PROMPT: Output nothing but the lines from the one with "What matplotlib code" through the one with "plt.rcParams['font.family'] = ['Noto", including both. Leave the pictures out of the copy.
__________________________________________________
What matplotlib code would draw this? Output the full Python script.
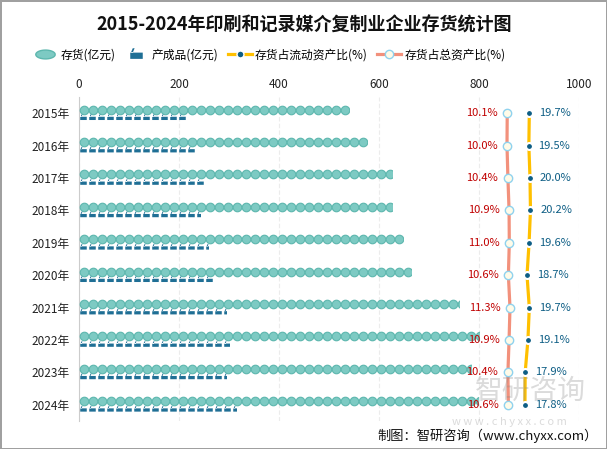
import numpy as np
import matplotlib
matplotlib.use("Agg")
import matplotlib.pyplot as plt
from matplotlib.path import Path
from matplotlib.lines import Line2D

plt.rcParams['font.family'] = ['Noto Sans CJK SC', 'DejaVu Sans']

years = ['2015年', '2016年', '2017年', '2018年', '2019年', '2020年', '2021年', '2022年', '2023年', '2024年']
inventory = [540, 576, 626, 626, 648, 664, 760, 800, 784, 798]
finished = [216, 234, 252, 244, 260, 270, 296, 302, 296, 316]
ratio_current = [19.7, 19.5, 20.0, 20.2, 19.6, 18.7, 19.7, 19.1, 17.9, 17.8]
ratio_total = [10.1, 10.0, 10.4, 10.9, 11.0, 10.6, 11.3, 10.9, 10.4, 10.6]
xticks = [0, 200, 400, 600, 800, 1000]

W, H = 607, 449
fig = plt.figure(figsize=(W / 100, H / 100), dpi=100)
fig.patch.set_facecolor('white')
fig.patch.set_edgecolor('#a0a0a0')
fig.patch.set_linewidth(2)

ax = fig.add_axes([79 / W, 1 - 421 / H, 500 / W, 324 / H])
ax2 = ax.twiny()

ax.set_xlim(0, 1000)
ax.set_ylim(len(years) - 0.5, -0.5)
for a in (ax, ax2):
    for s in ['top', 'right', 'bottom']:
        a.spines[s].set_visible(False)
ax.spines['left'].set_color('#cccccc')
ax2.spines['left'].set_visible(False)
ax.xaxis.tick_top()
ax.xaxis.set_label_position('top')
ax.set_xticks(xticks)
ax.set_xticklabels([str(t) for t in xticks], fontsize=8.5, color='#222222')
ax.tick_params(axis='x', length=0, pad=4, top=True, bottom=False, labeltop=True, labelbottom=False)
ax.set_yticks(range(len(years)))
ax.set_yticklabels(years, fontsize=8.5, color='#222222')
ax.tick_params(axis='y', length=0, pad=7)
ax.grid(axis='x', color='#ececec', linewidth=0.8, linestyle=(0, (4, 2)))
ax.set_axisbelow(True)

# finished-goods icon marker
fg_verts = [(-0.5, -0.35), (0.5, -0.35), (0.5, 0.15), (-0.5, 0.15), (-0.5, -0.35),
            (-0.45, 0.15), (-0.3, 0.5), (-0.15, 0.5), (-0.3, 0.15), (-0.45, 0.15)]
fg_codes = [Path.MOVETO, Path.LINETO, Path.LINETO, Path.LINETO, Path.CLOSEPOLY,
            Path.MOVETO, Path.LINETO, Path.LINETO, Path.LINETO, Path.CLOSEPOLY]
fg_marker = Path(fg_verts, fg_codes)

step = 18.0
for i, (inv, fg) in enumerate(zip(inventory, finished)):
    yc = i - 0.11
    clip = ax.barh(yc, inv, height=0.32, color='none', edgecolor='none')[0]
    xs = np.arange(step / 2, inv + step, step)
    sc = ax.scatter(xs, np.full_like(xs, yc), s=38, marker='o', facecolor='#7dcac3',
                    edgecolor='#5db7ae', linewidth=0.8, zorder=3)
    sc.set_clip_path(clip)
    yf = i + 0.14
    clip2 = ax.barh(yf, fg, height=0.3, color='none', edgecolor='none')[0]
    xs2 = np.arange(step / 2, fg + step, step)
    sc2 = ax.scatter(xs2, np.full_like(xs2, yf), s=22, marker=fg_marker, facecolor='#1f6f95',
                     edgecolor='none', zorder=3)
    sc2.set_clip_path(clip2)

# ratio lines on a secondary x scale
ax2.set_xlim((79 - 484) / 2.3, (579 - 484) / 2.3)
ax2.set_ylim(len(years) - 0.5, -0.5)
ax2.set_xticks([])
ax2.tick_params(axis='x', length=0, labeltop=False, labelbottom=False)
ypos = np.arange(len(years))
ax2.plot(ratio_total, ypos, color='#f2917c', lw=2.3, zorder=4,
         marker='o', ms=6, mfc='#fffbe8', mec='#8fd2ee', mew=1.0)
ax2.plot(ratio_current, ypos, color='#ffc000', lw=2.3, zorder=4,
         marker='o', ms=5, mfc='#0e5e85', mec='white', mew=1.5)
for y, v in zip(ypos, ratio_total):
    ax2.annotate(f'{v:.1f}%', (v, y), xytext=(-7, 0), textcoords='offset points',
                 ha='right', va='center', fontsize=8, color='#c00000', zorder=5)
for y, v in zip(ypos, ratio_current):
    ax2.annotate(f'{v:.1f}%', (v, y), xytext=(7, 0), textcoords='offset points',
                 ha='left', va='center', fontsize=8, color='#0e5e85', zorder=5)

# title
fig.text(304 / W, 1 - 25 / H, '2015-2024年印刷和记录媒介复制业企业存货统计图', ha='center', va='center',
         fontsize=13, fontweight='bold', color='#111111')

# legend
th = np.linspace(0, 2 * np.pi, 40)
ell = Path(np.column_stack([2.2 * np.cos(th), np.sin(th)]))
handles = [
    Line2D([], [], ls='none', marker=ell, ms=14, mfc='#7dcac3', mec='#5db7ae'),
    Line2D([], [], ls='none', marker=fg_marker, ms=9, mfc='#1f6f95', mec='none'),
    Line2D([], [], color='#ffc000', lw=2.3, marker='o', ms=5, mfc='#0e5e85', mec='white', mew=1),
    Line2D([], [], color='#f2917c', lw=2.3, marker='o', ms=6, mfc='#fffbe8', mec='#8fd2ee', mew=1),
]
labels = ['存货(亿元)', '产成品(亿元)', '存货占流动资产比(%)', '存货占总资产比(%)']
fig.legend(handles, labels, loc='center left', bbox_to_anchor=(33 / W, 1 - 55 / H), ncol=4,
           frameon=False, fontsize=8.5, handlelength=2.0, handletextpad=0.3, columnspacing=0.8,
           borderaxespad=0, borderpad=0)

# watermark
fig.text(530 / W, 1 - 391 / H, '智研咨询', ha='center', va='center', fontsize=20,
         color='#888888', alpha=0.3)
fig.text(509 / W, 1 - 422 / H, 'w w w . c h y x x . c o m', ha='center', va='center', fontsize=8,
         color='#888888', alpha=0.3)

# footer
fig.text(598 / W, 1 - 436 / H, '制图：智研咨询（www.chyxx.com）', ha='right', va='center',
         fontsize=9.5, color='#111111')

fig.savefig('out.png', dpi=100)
__________________________________________________
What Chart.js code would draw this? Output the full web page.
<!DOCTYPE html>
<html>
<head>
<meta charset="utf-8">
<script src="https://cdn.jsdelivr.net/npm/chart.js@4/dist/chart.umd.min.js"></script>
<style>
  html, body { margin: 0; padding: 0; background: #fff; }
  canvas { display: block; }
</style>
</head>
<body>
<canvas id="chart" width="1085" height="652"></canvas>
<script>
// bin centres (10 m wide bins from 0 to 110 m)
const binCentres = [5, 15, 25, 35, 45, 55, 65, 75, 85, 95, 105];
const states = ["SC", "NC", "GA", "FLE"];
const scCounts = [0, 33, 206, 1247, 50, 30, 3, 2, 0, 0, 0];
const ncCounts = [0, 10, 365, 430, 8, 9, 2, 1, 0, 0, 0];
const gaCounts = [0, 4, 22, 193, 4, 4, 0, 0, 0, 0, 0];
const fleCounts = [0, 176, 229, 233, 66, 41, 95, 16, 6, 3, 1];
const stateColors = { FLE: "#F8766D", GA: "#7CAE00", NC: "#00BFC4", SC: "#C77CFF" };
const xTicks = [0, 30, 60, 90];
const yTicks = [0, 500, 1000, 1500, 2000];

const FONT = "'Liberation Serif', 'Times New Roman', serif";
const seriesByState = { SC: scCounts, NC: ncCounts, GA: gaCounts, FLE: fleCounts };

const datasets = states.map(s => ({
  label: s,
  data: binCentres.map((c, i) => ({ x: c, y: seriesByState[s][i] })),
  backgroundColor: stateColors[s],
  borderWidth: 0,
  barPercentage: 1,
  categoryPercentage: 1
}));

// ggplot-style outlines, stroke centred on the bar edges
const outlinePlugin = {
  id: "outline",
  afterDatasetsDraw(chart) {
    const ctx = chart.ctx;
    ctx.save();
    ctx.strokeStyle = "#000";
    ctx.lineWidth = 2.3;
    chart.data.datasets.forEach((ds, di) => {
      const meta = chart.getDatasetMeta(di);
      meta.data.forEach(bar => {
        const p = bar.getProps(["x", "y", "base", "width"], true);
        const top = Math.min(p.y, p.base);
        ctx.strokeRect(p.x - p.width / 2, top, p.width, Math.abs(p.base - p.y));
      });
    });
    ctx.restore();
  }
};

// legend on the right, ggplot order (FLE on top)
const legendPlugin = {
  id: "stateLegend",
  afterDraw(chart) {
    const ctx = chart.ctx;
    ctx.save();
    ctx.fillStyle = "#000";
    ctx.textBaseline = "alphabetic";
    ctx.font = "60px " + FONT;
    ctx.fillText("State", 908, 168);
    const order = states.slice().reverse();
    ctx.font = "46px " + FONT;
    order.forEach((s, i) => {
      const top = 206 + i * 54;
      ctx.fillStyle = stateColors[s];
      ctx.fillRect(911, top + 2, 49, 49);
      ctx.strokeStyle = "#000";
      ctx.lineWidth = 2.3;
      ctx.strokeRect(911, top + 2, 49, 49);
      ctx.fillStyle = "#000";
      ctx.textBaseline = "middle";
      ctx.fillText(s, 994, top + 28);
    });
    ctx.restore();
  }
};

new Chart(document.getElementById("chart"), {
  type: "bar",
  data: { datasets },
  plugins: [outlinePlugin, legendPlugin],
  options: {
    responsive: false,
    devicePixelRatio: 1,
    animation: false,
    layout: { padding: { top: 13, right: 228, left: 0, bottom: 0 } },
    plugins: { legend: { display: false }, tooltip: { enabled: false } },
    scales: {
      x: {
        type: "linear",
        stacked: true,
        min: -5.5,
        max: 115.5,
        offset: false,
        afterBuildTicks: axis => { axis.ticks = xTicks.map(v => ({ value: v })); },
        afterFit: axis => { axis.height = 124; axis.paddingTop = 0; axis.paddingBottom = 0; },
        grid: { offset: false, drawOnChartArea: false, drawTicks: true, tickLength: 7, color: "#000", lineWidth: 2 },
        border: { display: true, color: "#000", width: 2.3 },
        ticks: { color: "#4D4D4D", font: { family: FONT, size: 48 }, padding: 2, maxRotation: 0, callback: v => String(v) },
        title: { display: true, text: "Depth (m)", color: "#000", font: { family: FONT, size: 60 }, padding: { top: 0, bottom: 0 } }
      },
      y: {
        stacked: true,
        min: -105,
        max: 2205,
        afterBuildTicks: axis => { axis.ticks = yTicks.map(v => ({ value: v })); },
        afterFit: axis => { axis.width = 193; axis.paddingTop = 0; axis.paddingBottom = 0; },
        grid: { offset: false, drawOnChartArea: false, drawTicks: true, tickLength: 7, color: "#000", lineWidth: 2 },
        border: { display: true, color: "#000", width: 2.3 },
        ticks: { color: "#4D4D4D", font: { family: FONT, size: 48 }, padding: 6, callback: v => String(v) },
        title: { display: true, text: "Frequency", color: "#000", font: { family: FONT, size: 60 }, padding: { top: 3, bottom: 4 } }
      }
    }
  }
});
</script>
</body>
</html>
__________________________________________________
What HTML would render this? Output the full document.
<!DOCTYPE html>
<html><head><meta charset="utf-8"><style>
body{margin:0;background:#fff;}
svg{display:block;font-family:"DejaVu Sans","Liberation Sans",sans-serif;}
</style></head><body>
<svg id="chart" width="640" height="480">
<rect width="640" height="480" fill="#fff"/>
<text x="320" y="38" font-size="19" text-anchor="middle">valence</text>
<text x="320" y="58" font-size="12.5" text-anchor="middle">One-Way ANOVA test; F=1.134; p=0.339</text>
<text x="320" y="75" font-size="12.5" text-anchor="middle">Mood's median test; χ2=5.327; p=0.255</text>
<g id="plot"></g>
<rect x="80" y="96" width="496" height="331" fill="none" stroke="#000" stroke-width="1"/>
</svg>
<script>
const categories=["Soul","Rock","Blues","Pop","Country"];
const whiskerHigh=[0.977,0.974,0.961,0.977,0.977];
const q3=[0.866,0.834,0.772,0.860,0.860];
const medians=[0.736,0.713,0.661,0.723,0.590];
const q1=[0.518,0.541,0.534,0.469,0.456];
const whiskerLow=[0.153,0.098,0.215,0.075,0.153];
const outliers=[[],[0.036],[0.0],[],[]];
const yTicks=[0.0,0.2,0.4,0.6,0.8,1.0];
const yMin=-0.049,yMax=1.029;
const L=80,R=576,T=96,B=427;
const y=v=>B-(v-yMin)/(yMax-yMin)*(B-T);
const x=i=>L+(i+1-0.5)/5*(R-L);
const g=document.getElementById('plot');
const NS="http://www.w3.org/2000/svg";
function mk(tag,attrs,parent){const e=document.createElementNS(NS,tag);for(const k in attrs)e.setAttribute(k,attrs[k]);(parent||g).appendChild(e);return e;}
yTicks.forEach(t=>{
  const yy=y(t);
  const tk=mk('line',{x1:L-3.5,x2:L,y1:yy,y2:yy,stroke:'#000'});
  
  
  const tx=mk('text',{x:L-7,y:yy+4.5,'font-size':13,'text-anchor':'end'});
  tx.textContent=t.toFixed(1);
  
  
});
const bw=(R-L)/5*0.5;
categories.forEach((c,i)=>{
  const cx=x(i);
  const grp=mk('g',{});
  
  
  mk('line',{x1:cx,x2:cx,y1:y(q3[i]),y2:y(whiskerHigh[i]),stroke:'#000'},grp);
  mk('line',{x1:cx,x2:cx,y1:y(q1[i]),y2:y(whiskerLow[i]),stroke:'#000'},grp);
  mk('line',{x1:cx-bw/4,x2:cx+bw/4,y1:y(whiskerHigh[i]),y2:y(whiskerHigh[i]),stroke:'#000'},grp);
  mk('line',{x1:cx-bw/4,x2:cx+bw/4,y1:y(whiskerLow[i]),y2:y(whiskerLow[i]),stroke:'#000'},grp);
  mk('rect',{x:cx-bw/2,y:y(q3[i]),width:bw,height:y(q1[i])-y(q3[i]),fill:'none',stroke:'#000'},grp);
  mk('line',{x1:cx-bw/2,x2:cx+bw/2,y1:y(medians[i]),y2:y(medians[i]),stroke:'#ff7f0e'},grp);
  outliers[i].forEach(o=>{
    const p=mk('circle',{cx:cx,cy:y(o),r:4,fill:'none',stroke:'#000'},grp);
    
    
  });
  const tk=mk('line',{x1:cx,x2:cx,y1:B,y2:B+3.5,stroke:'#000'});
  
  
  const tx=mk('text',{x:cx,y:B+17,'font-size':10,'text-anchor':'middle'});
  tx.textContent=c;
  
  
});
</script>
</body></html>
__________________________________________________
FULL RESPONSE:
What matplotlib code would draw this? Output the full Python script.
import numpy as np
import matplotlib
matplotlib.use("Agg")
import matplotlib.pyplot as plt
from matplotlib.path import Path
from matplotlib.lines import Line2D

plt.rcParams['font.family'] = ['Noto Sans CJK SC', 'DejaVu Sans']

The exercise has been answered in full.